◆ **Stored rows**
• • • • •

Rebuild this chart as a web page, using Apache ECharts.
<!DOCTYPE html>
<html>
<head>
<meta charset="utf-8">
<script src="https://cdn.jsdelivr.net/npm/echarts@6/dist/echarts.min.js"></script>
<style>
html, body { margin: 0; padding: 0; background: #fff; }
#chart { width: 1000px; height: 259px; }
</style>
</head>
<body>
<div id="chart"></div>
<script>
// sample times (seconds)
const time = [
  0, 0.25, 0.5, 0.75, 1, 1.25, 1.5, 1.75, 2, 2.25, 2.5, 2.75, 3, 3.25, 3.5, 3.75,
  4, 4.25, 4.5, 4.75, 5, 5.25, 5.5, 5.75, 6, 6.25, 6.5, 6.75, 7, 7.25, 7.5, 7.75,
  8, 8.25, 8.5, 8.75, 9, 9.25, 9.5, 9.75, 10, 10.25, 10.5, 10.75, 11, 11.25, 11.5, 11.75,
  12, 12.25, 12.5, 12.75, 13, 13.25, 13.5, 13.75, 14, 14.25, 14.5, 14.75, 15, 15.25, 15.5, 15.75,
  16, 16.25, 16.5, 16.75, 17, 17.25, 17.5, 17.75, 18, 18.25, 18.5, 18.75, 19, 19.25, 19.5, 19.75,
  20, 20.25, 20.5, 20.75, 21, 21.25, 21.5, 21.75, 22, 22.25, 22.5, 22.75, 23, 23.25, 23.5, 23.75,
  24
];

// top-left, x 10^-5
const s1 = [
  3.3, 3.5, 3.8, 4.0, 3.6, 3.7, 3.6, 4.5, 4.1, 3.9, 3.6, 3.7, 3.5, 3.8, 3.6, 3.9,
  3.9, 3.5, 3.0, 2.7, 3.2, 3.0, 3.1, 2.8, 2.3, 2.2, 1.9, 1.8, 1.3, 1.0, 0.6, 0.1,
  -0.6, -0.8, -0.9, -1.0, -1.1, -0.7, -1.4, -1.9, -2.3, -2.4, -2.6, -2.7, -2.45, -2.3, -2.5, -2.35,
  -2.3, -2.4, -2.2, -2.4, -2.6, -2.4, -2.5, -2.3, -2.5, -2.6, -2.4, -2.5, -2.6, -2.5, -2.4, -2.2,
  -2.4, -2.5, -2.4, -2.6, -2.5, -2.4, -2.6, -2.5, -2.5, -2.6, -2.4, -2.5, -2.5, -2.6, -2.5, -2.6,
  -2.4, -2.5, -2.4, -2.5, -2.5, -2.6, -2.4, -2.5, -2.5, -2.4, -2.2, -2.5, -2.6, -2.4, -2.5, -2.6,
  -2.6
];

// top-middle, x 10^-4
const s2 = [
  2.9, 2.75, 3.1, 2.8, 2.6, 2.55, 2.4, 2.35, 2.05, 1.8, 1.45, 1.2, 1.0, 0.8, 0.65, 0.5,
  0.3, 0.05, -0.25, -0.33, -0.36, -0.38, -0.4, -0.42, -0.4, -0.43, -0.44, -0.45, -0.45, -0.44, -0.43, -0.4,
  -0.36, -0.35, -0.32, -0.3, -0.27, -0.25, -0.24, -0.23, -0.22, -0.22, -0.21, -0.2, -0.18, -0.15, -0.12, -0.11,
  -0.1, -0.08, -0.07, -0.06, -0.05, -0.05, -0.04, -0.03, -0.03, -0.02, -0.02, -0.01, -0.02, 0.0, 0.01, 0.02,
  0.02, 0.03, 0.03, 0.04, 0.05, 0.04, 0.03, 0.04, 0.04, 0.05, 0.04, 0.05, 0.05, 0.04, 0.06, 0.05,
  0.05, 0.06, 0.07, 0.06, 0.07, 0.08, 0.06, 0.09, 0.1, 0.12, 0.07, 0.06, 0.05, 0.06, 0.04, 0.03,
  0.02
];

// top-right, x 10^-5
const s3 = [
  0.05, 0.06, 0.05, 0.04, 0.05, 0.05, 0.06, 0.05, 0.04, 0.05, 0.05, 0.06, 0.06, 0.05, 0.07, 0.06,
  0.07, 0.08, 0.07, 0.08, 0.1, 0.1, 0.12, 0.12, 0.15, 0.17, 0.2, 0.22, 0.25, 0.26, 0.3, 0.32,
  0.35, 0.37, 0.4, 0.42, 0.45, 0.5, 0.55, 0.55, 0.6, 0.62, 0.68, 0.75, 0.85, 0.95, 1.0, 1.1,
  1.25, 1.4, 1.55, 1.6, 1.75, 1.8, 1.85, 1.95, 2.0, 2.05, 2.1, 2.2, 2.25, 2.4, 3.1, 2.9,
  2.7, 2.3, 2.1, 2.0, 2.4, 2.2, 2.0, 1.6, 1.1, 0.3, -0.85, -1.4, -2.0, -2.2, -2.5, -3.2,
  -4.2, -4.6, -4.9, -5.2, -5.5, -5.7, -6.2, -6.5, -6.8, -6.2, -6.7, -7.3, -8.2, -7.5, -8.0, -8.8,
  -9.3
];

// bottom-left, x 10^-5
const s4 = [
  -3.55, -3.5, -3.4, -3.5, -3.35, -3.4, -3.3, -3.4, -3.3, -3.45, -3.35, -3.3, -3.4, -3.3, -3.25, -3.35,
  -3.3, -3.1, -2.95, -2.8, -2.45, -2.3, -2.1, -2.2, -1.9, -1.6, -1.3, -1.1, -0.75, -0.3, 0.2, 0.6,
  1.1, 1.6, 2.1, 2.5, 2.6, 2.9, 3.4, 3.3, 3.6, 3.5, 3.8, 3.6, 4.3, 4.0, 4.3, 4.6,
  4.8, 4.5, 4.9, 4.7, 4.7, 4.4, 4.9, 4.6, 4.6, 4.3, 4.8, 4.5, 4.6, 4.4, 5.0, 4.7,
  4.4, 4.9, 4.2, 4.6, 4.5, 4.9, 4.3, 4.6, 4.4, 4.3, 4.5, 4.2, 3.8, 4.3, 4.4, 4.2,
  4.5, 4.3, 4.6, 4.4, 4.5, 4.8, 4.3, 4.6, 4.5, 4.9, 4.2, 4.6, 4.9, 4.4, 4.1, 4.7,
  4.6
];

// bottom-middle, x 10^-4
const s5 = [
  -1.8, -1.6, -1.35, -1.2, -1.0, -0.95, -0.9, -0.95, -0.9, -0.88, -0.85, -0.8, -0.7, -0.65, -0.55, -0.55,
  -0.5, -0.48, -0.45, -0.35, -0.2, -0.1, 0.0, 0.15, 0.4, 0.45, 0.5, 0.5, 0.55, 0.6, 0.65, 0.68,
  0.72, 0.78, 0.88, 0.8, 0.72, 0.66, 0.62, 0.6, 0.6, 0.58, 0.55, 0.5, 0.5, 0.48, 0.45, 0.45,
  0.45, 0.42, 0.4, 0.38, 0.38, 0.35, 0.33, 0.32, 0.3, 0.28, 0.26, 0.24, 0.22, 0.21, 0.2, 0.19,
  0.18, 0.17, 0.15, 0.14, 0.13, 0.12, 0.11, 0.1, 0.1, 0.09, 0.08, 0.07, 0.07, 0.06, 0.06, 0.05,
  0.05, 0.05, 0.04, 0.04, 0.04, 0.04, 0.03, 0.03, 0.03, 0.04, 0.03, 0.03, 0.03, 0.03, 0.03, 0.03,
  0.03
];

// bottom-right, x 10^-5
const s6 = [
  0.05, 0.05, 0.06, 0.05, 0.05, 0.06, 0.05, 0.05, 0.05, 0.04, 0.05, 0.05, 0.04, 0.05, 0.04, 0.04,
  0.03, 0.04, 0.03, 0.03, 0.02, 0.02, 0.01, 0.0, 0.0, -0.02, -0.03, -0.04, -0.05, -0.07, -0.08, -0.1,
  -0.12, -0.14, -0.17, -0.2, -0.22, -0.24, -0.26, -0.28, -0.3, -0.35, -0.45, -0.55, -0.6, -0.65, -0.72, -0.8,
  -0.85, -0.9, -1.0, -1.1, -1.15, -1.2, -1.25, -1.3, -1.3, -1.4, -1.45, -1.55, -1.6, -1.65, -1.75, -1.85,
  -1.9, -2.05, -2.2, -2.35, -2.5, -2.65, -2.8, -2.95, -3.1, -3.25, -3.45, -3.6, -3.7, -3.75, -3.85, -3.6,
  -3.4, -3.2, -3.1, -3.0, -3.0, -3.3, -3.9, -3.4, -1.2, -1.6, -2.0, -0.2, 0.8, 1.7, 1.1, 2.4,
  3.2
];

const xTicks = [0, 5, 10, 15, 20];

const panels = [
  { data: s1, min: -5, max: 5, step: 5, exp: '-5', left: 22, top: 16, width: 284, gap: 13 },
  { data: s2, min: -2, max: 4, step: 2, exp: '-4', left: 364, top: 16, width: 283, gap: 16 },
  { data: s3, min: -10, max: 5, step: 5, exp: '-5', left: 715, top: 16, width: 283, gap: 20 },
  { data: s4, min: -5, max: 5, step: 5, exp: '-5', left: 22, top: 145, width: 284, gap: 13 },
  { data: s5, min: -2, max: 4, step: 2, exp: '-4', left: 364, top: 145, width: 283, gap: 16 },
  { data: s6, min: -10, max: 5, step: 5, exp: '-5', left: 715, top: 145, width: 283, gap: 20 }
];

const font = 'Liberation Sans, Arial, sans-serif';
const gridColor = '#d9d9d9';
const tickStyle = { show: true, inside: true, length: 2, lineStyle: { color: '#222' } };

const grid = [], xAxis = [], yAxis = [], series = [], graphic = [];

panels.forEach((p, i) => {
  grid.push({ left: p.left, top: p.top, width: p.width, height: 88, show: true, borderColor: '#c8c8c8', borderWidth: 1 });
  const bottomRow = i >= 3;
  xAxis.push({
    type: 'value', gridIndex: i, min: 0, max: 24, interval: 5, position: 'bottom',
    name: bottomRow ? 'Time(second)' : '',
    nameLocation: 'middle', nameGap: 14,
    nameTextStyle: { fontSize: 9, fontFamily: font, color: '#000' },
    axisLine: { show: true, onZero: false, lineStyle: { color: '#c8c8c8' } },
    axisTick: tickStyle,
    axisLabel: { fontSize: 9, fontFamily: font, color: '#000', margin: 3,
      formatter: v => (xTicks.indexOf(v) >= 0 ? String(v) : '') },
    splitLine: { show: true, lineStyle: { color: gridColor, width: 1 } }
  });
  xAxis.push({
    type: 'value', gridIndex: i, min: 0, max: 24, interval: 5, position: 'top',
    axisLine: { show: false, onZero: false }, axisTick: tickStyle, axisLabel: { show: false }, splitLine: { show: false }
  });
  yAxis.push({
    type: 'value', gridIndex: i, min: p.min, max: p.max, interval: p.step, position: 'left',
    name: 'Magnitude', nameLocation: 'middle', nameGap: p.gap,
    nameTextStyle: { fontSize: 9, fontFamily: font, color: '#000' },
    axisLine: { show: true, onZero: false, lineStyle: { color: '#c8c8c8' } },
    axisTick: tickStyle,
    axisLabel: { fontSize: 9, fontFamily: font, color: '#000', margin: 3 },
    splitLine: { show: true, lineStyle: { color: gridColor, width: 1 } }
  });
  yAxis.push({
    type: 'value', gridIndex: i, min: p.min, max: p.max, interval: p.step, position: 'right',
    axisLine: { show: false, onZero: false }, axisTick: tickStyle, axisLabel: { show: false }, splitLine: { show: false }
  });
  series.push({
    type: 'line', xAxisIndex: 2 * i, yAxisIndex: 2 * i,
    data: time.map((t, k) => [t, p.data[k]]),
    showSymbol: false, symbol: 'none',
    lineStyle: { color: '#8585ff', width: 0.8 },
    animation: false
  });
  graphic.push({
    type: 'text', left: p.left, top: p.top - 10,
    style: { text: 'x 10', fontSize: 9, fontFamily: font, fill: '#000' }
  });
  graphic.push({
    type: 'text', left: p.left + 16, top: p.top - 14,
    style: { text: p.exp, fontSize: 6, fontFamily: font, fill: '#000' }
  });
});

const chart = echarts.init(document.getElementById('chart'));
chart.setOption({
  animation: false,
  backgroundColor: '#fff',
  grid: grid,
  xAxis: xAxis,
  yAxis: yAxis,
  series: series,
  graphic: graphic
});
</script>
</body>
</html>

• • • • •

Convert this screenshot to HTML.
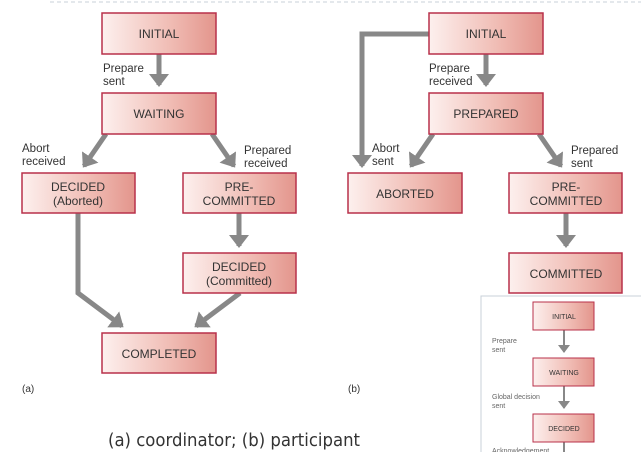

• • • • •

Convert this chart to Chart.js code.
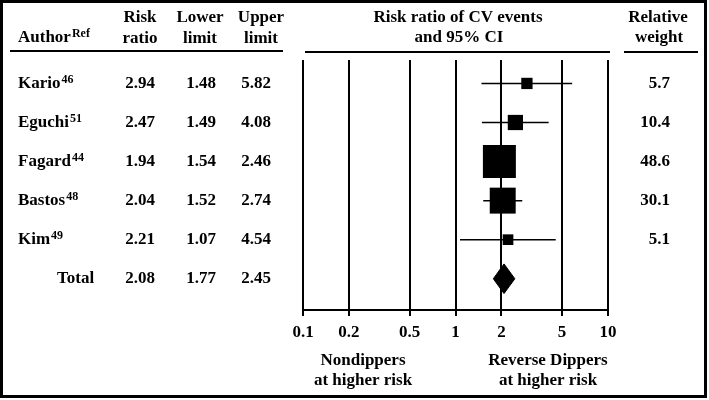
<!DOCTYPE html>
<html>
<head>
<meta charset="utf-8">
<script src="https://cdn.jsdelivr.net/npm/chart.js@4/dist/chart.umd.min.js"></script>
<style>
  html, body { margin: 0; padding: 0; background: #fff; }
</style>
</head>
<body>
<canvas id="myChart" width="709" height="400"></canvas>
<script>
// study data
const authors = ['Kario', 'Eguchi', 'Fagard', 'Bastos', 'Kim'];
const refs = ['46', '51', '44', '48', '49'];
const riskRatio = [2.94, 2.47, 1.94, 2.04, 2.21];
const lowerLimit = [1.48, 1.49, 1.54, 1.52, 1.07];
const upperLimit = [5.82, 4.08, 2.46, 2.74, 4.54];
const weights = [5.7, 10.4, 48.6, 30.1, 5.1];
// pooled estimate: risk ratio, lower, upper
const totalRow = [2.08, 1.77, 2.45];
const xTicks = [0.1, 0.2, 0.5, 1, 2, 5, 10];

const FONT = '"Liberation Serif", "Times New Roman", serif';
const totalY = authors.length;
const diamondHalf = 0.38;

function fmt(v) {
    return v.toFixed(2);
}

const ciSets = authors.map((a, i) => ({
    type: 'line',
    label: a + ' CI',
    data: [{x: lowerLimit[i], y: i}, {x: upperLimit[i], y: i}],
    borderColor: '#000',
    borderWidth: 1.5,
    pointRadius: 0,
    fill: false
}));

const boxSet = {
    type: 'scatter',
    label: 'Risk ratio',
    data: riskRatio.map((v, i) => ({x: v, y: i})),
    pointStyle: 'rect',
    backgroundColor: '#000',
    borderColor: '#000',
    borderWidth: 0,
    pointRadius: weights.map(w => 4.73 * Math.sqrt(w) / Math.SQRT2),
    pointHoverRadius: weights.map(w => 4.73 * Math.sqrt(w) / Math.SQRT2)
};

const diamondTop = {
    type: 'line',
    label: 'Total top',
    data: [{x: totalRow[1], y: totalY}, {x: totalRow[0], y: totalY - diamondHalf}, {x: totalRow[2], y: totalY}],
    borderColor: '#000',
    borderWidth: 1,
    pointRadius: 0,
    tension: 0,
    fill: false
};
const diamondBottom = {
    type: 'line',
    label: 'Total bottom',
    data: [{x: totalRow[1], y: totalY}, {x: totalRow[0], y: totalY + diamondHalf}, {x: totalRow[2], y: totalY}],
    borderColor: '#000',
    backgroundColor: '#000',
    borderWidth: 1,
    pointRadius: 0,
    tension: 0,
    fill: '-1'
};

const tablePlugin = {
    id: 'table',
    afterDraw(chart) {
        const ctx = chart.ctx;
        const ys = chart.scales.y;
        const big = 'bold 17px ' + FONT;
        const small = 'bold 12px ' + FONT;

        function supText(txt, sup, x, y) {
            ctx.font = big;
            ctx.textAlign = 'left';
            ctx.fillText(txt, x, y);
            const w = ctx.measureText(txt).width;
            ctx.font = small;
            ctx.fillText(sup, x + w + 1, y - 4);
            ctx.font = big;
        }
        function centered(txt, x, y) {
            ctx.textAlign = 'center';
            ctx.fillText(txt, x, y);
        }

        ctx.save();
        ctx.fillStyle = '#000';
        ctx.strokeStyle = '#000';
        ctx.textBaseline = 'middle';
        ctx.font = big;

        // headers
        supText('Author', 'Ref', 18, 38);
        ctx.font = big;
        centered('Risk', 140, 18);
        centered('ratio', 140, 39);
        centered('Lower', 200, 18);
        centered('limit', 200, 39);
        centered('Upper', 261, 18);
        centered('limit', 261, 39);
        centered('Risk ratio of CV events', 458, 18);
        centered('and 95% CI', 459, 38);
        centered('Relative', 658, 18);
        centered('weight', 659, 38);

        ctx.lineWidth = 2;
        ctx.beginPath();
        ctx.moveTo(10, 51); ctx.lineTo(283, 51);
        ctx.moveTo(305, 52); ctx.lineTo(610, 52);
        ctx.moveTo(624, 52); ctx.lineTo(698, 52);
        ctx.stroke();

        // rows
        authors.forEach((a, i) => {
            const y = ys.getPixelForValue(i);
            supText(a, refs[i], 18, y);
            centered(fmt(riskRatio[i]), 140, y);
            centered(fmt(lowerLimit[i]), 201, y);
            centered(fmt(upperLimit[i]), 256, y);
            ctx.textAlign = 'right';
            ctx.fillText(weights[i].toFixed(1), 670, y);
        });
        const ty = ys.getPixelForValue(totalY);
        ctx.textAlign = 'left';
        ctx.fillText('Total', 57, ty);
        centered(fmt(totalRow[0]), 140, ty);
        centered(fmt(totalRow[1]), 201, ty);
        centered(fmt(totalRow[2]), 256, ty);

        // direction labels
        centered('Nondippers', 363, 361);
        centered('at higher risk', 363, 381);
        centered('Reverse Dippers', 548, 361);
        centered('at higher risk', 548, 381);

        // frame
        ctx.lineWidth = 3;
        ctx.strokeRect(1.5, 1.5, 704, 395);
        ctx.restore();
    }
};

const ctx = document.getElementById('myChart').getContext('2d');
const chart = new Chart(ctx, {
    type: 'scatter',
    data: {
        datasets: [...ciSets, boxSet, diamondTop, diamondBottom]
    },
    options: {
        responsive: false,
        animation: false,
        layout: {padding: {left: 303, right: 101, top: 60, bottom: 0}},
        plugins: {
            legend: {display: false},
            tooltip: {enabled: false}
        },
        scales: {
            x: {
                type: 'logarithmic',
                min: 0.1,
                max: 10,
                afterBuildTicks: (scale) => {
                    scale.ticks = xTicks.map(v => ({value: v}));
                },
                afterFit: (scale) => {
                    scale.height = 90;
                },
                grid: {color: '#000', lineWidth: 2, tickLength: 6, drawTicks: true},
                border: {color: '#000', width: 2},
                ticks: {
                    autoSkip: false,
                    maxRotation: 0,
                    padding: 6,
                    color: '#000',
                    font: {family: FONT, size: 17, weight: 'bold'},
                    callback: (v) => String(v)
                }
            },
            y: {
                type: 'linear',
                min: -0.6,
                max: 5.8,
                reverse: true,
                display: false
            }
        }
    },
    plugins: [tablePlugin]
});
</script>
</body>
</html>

• • • • •

Above are the records. Identify each line that contains the word "Convert".

◆ **Solution to this task**
Convert this screenshot to HTML.
Convert this chart to Chart.js code.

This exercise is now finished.